Implementing IUserType stack overflows

[Michael W Powell]

Hello,

I am at a point now implementing some user types, things are loading from the database correctly, I can work with the models, make adjustments via services and WPF UI views, view models, all that is working beautifully.

Now I am doing the last leg of the game plan: persisting back to the database, which as I can gather from the traces, StackOverflowExceptions, etc, revolves around negotiating Equals: A LOT, and a lot of navigation to and/or from assembed and/or dissassembled form factors. Which depending upon the user type implementation, can be tricky.

Which is part partial my question. What is the general expection, i.e. persistence 'protocol' from an NHibernate perspective, navigating the persistence conversation.

Our approach is also generally to implement a P or R based generic user type at base (i.e. primitive versus returned types), especially when we want to do things such as negotiate NodaTime constructs, sometimes also JSON based Newtonsoft.Json.Linq constructs; whch as I mentioned, works beautifully querying and loading from the database.

From what I can also determine, user types sometimes also cached, although from the lack of documentation, we are not hundred percent clear in which form, either P or R.

I've implemented the assembly and disassembly generally to use switch expressions with strategically placed pattern matching in order to isolate P from R in a broad range of use cases. But still finding a StackOverflow slip through the cracks here and there.

Overall, we are familiar with ORM in general, usually involving comparison between two datasets, so I'd guess minimally at a primitive level, but what is cached, the assembled version, and to make the apporpriate comparison that does not blow up the stack.

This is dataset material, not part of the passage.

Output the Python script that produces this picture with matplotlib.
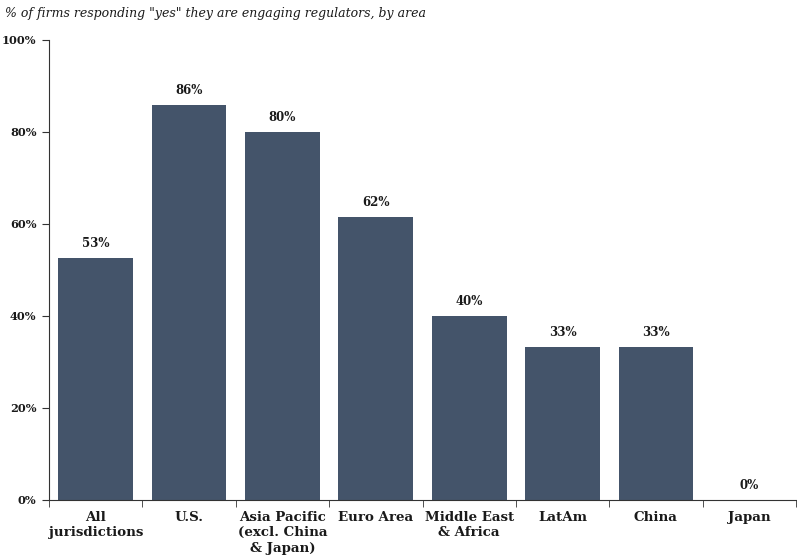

So I am here to ask the question: what sort of protocol, assy, disassy, caching, can we expect, negotiating the persistence sequence?

Thanks!

Best,

Michael W. Powell

[Michael W Powell]

Perhaps making it harder than it needs to be. The interfaces both indicating literally equality and hash codes _of the persistent state_ that is of the P primitive types, I gather. If so no biggie, that's a simple correction to make.

[Michael W Powell]

The docs as do the comments claim Equals compares the _persistent state_ which I take to mean the PRIMITIVE (P) type.

Take for instance, we have a DECIMAL database mapping, to a CLR UINT64 in the apporpriate scale and precision.

Equals is not seeing DECIMAL, which I would expect, but rather, UINT64. Which is part and partial my confusion over this issue.

In the following base implementation, assuming NH docs, comments, etc, are accurate, then this should never throw. But it is throwing, because object value is UINT64.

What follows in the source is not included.